DATA SHOWN:
start

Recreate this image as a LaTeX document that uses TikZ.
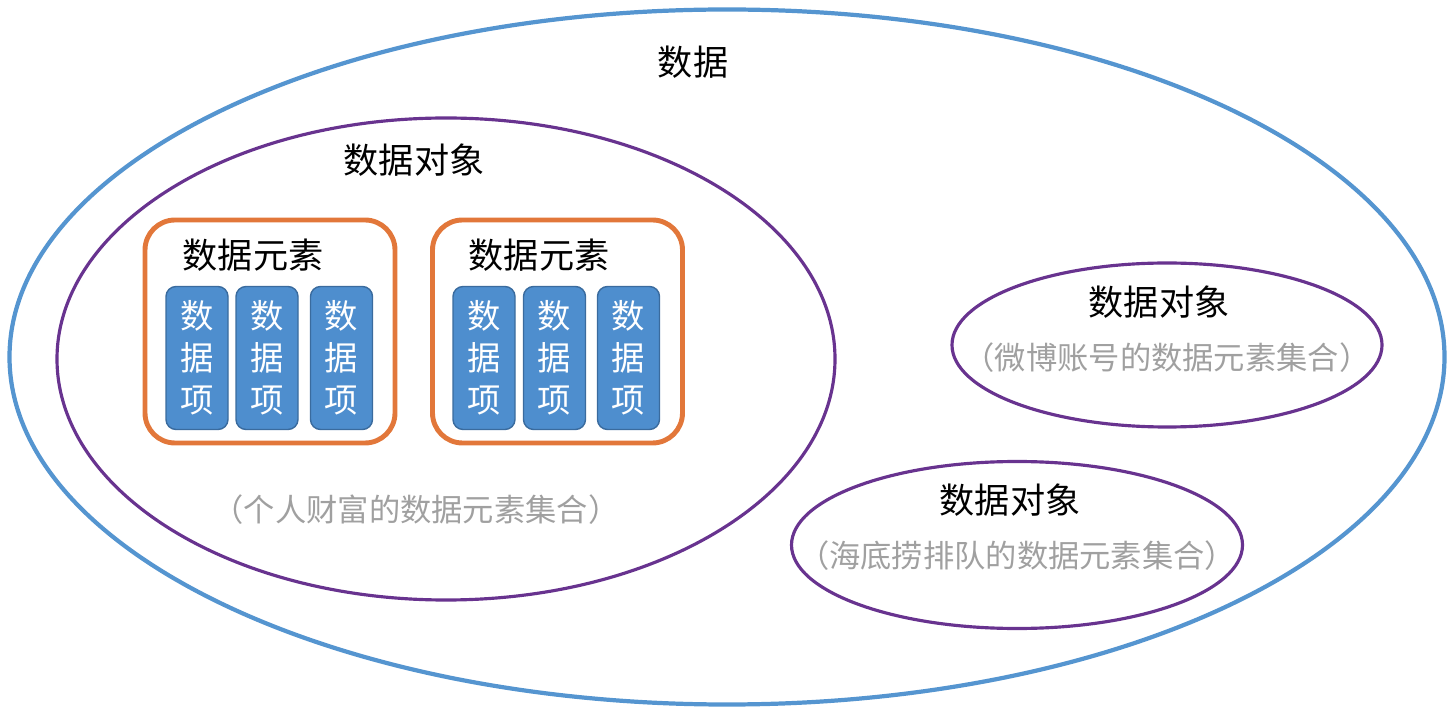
\documentclass[tikz,border=0pt]{standalone}
\usepackage{fontspec}
\setmainfont{Noto Sans CJK SC}
\usetikzlibrary{shapes.geometric}
\definecolor{outerBlue}{HTML}{5595D0}
\definecolor{objPurple}{HTML}{68338F}
\definecolor{elemOrange}{HTML}{E2773A}
\definecolor{itemFill}{HTML}{4E8ECE}
\definecolor{itemLine}{HTML}{3A6B9E}
\definecolor{noteGray}{HTML}{A0A0A0}

\begin{document}
\begin{tikzpicture}[font=\fontsize{10}{12}\selectfont]

    \useasboundingbox (0,0) rectangle (14.55,7.10);

    \def\itemw{0.62}
    \def\itemh{1.43}
    \tikzset{
        set/.style={ellipse, draw, inner sep=0pt},
        elembox/.style={draw=elemOrange, line width=1.4pt, rounded corners=0.3cm,
            minimum width=2.5cm, minimum height=2.23cm},
        itembox/.style={draw=itemLine, fill=itemFill, text=white, rounded corners=0.1cm,
            minimum width=\itemw cm, minimum height=\itemh cm, inner sep=0pt, align=center,
            font=\fontsize{9.5}{12}\selectfont},
        note/.style={text=noteGray, font=\fontsize{8.9}{10}\selectfont}
    }

    % the whole data
    \node[set, draw=outerBlue, line width=1.2pt, minimum width=14.35cm, minimum height=6.95cm]
        (data) at (7.27,3.53) {};
    \node (datalabel) at (6.93,6.48) {数据};

    % three data objects
    \node[set, draw=objPurple, line width=0.9pt, minimum width=7.78cm, minimum height=4.82cm]
        (wealth) at (4.46,3.51) {};
    \node[set, draw=objPurple, line width=0.9pt, minimum width=4.30cm, minimum height=1.64cm]
        (weibo) at (11.67,3.65) {};
    \node[set, draw=objPurple, line width=0.9pt, minimum width=4.51cm, minimum height=1.67cm]
        (queue) at (10.17,1.65) {};

    \node (wealthtitle) at (4.14,5.50) {数据对象};
    \node[note] (wealthnote) at (4.16,2.00) {（个人财富的数据元素集合）};
    \node (weibotitle) at (11.59,4.08) {数据对象};
    \node[note] (weibonote) at (11.67,3.52) {（微博账号的数据元素集合）};
    \node (queuetitle) at (10.10,2.10) {数据对象};
    \node[note] (queuenote) at (10.17,1.54) {（海底捞排队的数据元素集合）};

    % data elements with their items
    \node[elembox] (elemA) at (2.70,3.785) {};
    \node[elembox] (elemB) at (5.575,3.785) {};
    \node (elemAlabel) at (2.53,4.55) {数据元素};
    \node (elemBlabel) at (5.39,4.55) {数据元素};

    \foreach \x [count=\i] in {1.97,2.67,3.415,4.84,5.545,6.285}
        \node[itembox] (item\i) at (\x,3.52) {数\\据\\项};

\end{tikzpicture}
\end{document}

end

WRITTEN REQUEST:
Quote each line of the listing exactly, but leave the pictures out.

FULL RESPONSE:
Recreate this image as a LaTeX document that uses TikZ.
\documentclass[tikz,border=0pt]{standalone}
\usepackage{fontspec}
\setmainfont{Noto Sans CJK SC}
\usetikzlibrary{shapes.geometric}
\definecolor{outerBlue}{HTML}{5595D0}
\definecolor{objPurple}{HTML}{68338F}
\definecolor{elemOrange}{HTML}{E2773A}
\definecolor{itemFill}{HTML}{4E8ECE}
\definecolor{itemLine}{HTML}{3A6B9E}
\definecolor{noteGray}{HTML}{A0A0A0}

\begin{document}
\begin{tikzpicture}[font=\fontsize{10}{12}\selectfont]

    \useasboundingbox (0,0) rectangle (14.55,7.10);

    \def\itemw{0.62}
    \def\itemh{1.43}
    \tikzset{
        set/.style={ellipse, draw, inner sep=0pt},
        elembox/.style={draw=elemOrange, line width=1.4pt, rounded corners=0.3cm,
            minimum width=2.5cm, minimum height=2.23cm},
        itembox/.style={draw=itemLine, fill=itemFill, text=white, rounded corners=0.1cm,
            minimum width=\itemw cm, minimum height=\itemh cm, inner sep=0pt, align=center,
            font=\fontsize{9.5}{12}\selectfont},
        note/.style={text=noteGray, font=\fontsize{8.9}{10}\selectfont}
    }

    % the whole data
    \node[set, draw=outerBlue, line width=1.2pt, minimum width=14.35cm, minimum height=6.95cm]
        (data) at (7.27,3.53) {};
    \node (datalabel) at (6.93,6.48) {数据};

    % three data objects
    \node[set, draw=objPurple, line width=0.9pt, minimum width=7.78cm, minimum height=4.82cm]
        (wealth) at (4.46,3.51) {};
    \node[set, draw=objPurple, line width=0.9pt, minimum width=4.30cm, minimum height=1.64cm]
        (weibo) at (11.67,3.65) {};
    \node[set, draw=objPurple, line width=0.9pt, minimum width=4.51cm, minimum height=1.67cm]
        (queue) at (10.17,1.65) {};

    \node (wealthtitle) at (4.14,5.50) {数据对象};
    \node[note] (wealthnote) at (4.16,2.00) {（个人财富的数据元素集合）};
    \node (weibotitle) at (11.59,4.08) {数据对象};
    \node[note] (weibonote) at (11.67,3.52) {（微博账号的数据元素集合）};
    \node (queuetitle) at (10.10,2.10) {数据对象};
    \node[note] (queuenote) at (10.17,1.54) {（海底捞排队的数据元素集合）};

    % data elements with their items
    \node[elembox] (elemA) at (2.70,3.785) {};
    \node[elembox] (elemB) at (5.575,3.785) {};
    \node (elemAlabel) at (2.53,4.55) {数据元素};
    \node (elemBlabel) at (5.39,4.55) {数据元素};

    \foreach \x [count=\i] in {1.97,2.67,3.415,4.84,5.545,6.285}
        \node[itembox] (item\i) at (\x,3.52) {数\\据\\项};

\end{tikzpicture}
\end{document}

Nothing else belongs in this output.